What am I reading, and why? Anathem


After finishing Neal Stephenson’s Baroque Trilogy, I moved on to Anathem, his 2008 speculative fiction novel. I use that term instead of science fiction, because (#spoilers) what begins as something like Umberto Eco’s Name of the Rose (a medieval mystery set in a monastery) spends a lot of time exploring profound philosophical questions, and then the alien starship arrives. It is a deft combination of historical novel, alternate history creation, and pure SF.

Why read it?

#1: It’s funny. Laugh out loud funny. The lead character needs to leave his home monastery-like thing (called a concent) and travel halfway across the world, and his older sister wants to come with him on what might be the only adventure in her life.

But after a while, she said: “Do you need transportation? Tools? Stuff?”

“Our opponent is an alien starship packed with atomic bombs,” I said. “We have a protractor.”

“Okay, I’ll go home and see if I can scrounge up a ruler and a piece of string.”

(Most people just cite the protractor line as amusing. If you remember your classical geometry, the ruler and piece of string reference is even funnier.)

#2: A lot of good speculative fiction works by taking the world as we know it, and changing one thing around. What if the Nazis had won; what if there was a planet where it was truly dark only once every thousand years; what if firemen went around burning books; what if all human history was getting a repair part for a spaceship (or acting as a giant computer to discover the meaning of life) and so on?

Anathem begins by putting all of those who DON’T believe in God inside the monasteries, and goes from there. It isn’t just a fun idea, it makes me consider deeply about the relationship between technology and thinking: in Stephenson’s world, those who believe in God have more obvious consumer technology than those inside the concents…but when the aliens show up, the cloistered monks and nuns (they aren’t EXACTLY monks and nuns, but think of them that way) have some surprising insights.

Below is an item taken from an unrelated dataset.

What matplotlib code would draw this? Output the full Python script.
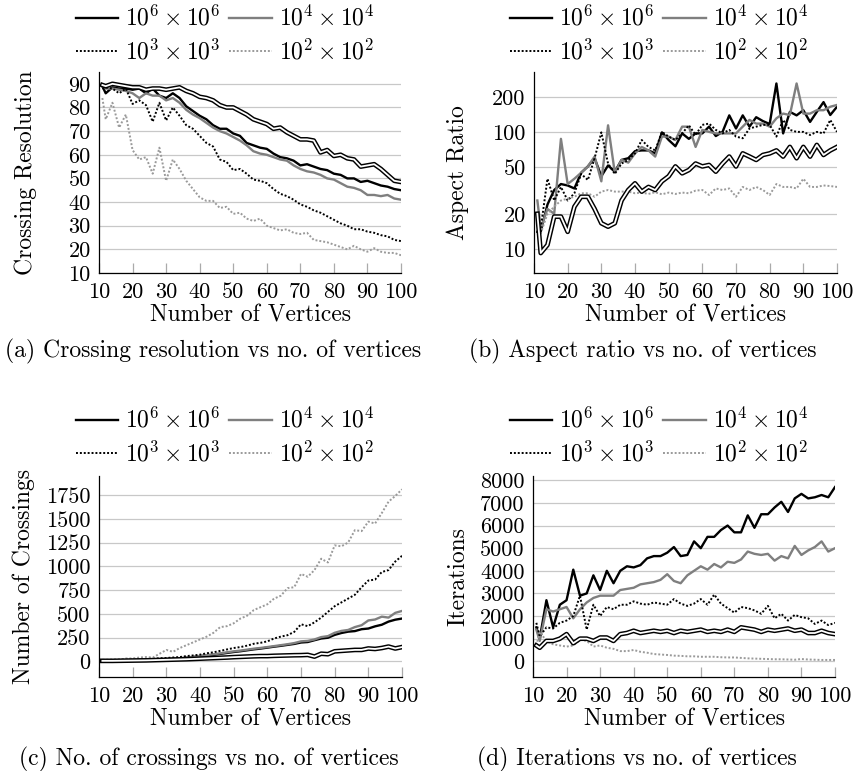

#3: The point of science fiction is not necessarily to predict the future. But sometimes it happens. I was happily reading along with Neal, and (#spoilers) enjoyed his completely wacky description of how his created world works: there are multiple universes, and it is possible to travel between universes, but human thought is capable of crossing between and influencing events in adjacent universes through quantum processes. Ha…those crazy SF novelists: where do they get their ideas?

This fall, scientists in California and Australia published a peer-reviewed scientific paper that contains many of these same elements. As has happened before, science fiction sometimes becomes science fact.